Babel, it seems, owned the future, though at the time it just looked like a great way to squander a lot of excellent actors (Cate Blanchett, Brad Pitt, Michael Peña, Clifton Collins Jr., Gael Garcia Bernal, nominee Rinko Kikuchi) in service of a middling story that the director and screenwriter had already worn through two times prior. Combined with the astonishing leaps of logic and the chance that it takes to make the film’s muddled central premise work, the few beautiful moments in this movie (mainly all of Kikuchi’s story, who really deserved her nod here but, unlike eventual winner Jennifer Hudson, at least she had a real career afterwards) are totally fucking suffocated by dumb choices. Though he’d walk home totally empty-handed for his efforts at that particular Oscars, director Alexander G. Iñárritu would be back with a vengeance eight years later with the perfect storm, having learned all of the right lessons for getting a statue but all the wrong ones for making a compelling and lasting masterwork. It all came to a head in Birdman, a Hollywood-centric circlejerk just as vapid and as stupid as this movie was but with an extra veneer of “arthouse” that covered up all the cracks that were obvious in Babel when it was up for the award. Of course it won Best Picture, and of course his follow-up The Revenant would be lauded in a similar fashion, though it’d ultimately lose the big contest to Spotlight.
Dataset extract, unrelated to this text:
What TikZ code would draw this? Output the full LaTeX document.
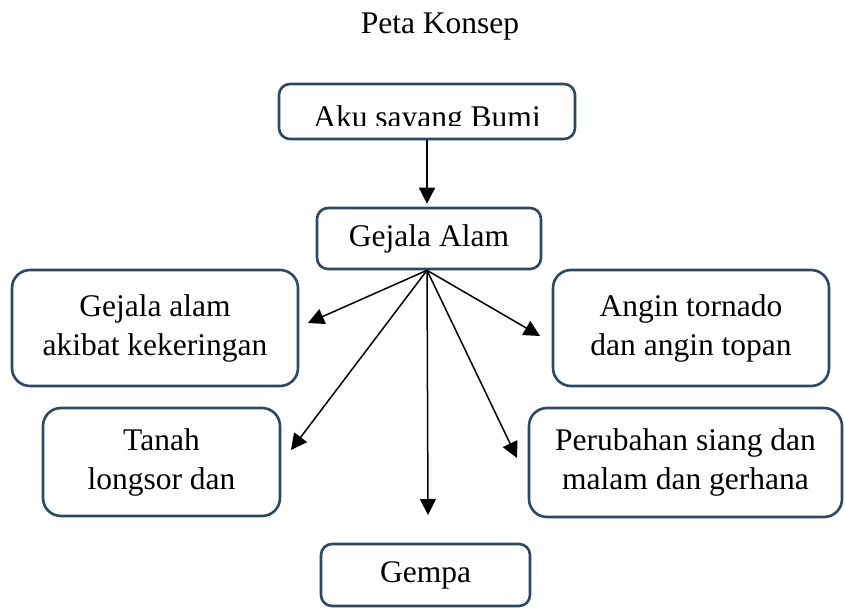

Much like in 2015, the Boston-centric film proved to be the dark horse victor, though we have an odd feeling that we’ll be talking (globally) more about The Departed 20 years from now. While it may not have the same highs as Taxi Driver or Goodfellas or Raging Bull, it’s hard to think of another Scorsese movie more suited to the Academy’s tastes (We’d argue Last Temptation of Christ deserved the honor, but the political firestorm that movie caused would have made an Oscar campaign useless), and it isn’t handicapped by the flaws that any of his earlier non-canon nominated works feature — no Cameron Diaz, no garish spectacle or stunt casting to undermine the story. It’s really one hell of a propulsive ride, filled to the brim with fun performances, intrigue, action, and what maybe the last Jack Nicholson performance in which he actually gives a shit about doing a good job (though the upcoming Toni Erdmann remake might prove me wrong there). It’s a lot of fun, especially for a seemingly stuffy ceremony.
If the Academy’s ultimate purpose is to select a good film each year, worthy of its inclusion in the lofty league of Oscar Winners, there are plenty worse choices they could have made. In addition, the notion that this movie received accolades from the Academy as an apology to Scorsese for not awarding him sooner is a silly one, and the people who think so should go back and sit through Babel or Little Miss Sunshine again. You’ll be missing the competent direction and the dropped Rs, believe me. In fact, the lesson that should be learned from all this is that sometimes, the right movie wins.